Work to do →
Please give the listing again, word for word, with nothing left out.

Information shown →
--------------------

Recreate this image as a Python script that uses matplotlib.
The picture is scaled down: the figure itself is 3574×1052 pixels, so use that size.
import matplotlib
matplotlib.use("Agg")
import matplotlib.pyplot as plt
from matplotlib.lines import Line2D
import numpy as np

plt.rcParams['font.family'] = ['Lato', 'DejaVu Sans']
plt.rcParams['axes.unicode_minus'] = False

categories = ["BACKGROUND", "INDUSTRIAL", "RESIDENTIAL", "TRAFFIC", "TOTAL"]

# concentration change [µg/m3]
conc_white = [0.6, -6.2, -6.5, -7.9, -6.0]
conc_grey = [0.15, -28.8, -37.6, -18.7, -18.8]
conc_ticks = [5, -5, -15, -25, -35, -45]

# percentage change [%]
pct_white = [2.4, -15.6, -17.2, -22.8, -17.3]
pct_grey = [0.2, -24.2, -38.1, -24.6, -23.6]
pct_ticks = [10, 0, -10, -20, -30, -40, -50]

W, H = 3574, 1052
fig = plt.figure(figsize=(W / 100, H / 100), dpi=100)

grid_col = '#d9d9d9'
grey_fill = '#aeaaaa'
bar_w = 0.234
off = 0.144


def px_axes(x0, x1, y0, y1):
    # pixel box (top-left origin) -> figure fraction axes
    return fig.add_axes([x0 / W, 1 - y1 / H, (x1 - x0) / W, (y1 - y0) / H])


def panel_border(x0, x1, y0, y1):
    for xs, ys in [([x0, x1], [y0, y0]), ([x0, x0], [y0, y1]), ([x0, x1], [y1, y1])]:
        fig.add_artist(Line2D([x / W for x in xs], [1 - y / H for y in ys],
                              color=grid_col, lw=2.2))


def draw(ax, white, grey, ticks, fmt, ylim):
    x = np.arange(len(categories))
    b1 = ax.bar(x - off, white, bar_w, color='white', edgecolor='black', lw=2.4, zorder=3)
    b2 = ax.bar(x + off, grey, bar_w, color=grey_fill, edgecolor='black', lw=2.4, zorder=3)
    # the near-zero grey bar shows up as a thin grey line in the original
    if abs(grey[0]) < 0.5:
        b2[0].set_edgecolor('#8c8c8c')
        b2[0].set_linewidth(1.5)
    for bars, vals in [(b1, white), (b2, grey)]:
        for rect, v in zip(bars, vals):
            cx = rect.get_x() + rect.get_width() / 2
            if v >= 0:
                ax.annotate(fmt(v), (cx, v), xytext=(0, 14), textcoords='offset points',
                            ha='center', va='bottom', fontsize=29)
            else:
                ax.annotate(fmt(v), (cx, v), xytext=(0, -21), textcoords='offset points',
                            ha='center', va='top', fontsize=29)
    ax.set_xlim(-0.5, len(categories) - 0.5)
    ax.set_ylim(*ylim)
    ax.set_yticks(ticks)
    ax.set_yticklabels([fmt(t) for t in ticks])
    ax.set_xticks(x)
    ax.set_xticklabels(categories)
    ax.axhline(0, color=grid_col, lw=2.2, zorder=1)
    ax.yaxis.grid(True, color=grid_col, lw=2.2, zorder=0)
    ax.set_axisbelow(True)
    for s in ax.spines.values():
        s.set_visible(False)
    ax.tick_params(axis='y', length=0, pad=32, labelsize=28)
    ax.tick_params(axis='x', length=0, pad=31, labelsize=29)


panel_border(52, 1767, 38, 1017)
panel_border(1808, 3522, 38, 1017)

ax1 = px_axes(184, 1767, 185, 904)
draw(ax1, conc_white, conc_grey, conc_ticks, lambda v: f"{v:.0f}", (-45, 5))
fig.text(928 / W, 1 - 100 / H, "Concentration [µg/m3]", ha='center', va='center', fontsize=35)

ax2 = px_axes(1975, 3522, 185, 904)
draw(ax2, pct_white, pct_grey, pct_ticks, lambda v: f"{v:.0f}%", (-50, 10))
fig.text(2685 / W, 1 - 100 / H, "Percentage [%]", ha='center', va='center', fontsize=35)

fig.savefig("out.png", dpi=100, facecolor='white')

--------------------

The solution →
Recreate this image as a Python script that uses matplotlib.
The picture is scaled down: the figure itself is 3574×1052 pixels, so use that size.
import matplotlib
matplotlib.use("Agg")
import matplotlib.pyplot as plt
from matplotlib.lines import Line2D
import numpy as np

plt.rcParams['font.family'] = ['Lato', 'DejaVu Sans']
plt.rcParams['axes.unicode_minus'] = False

categories = ["BACKGROUND", "INDUSTRIAL", "RESIDENTIAL", "TRAFFIC", "TOTAL"]

# concentration change [µg/m3]
conc_white = [0.6, -6.2, -6.5, -7.9, -6.0]
conc_grey = [0.15, -28.8, -37.6, -18.7, -18.8]
conc_ticks = [5, -5, -15, -25, -35, -45]

# percentage change [%]
pct_white = [2.4, -15.6, -17.2, -22.8, -17.3]
pct_grey = [0.2, -24.2, -38.1, -24.6, -23.6]
pct_ticks = [10, 0, -10, -20, -30, -40, -50]

W, H = 3574, 1052
fig = plt.figure(figsize=(W / 100, H / 100), dpi=100)

grid_col = '#d9d9d9'
grey_fill = '#aeaaaa'
bar_w = 0.234
off = 0.144


def px_axes(x0, x1, y0, y1):
    # pixel box (top-left origin) -> figure fraction axes
    return fig.add_axes([x0 / W, 1 - y1 / H, (x1 - x0) / W, (y1 - y0) / H])


def panel_border(x0, x1, y0, y1):
    for xs, ys in [([x0, x1], [y0, y0]), ([x0, x0], [y0, y1]), ([x0, x1], [y1, y1])]:
        fig.add_artist(Line2D([x / W for x in xs], [1 - y / H for y in ys],
                              color=grid_col, lw=2.2))


def draw(ax, white, grey, ticks, fmt, ylim):
    x = np.arange(len(categories))
    b1 = ax.bar(x - off, white, bar_w, color='white', edgecolor='black', lw=2.4, zorder=3)
    b2 = ax.bar(x + off, grey, bar_w, color=grey_fill, edgecolor='black', lw=2.4, zorder=3)
    # the near-zero grey bar shows up as a thin grey line in the original
    if abs(grey[0]) < 0.5:
        b2[0].set_edgecolor('#8c8c8c')
        b2[0].set_linewidth(1.5)
    for bars, vals in [(b1, white), (b2, grey)]:
        for rect, v in zip(bars, vals):
            cx = rect.get_x() + rect.get_width() / 2
            if v >= 0:
                ax.annotate(fmt(v), (cx, v), xytext=(0, 14), textcoords='offset points',
                            ha='center', va='bottom', fontsize=29)
            else:
                ax.annotate(fmt(v), (cx, v), xytext=(0, -21), textcoords='offset points',
                            ha='center', va='top', fontsize=29)
    ax.set_xlim(-0.5, len(categories) - 0.5)
    ax.set_ylim(*ylim)
    ax.set_yticks(ticks)
    ax.set_yticklabels([fmt(t) for t in ticks])
    ax.set_xticks(x)
    ax.set_xticklabels(categories)
    ax.axhline(0, color=grid_col, lw=2.2, zorder=1)
    ax.yaxis.grid(True, color=grid_col, lw=2.2, zorder=0)
    ax.set_axisbelow(True)
    for s in ax.spines.values():
        s.set_visible(False)
    ax.tick_params(axis='y', length=0, pad=32, labelsize=28)
    ax.tick_params(axis='x', length=0, pad=31, labelsize=29)


panel_border(52, 1767, 38, 1017)
panel_border(1808, 3522, 38, 1017)

ax1 = px_axes(184, 1767, 185, 904)
draw(ax1, conc_white, conc_grey, conc_ticks, lambda v: f"{v:.0f}", (-45, 5))
fig.text(928 / W, 1 - 100 / H, "Concentration [µg/m3]", ha='center', va='center', fontsize=35)

ax2 = px_axes(1975, 3522, 185, 904)
draw(ax2, pct_white, pct_grey, pct_ticks, lambda v: f"{v:.0f}%", (-50, 10))
fig.text(2685 / W, 1 - 100 / H, "Percentage [%]", ha='center', va='center', fontsize=35)

fig.savefig("out.png", dpi=100, facecolor='white')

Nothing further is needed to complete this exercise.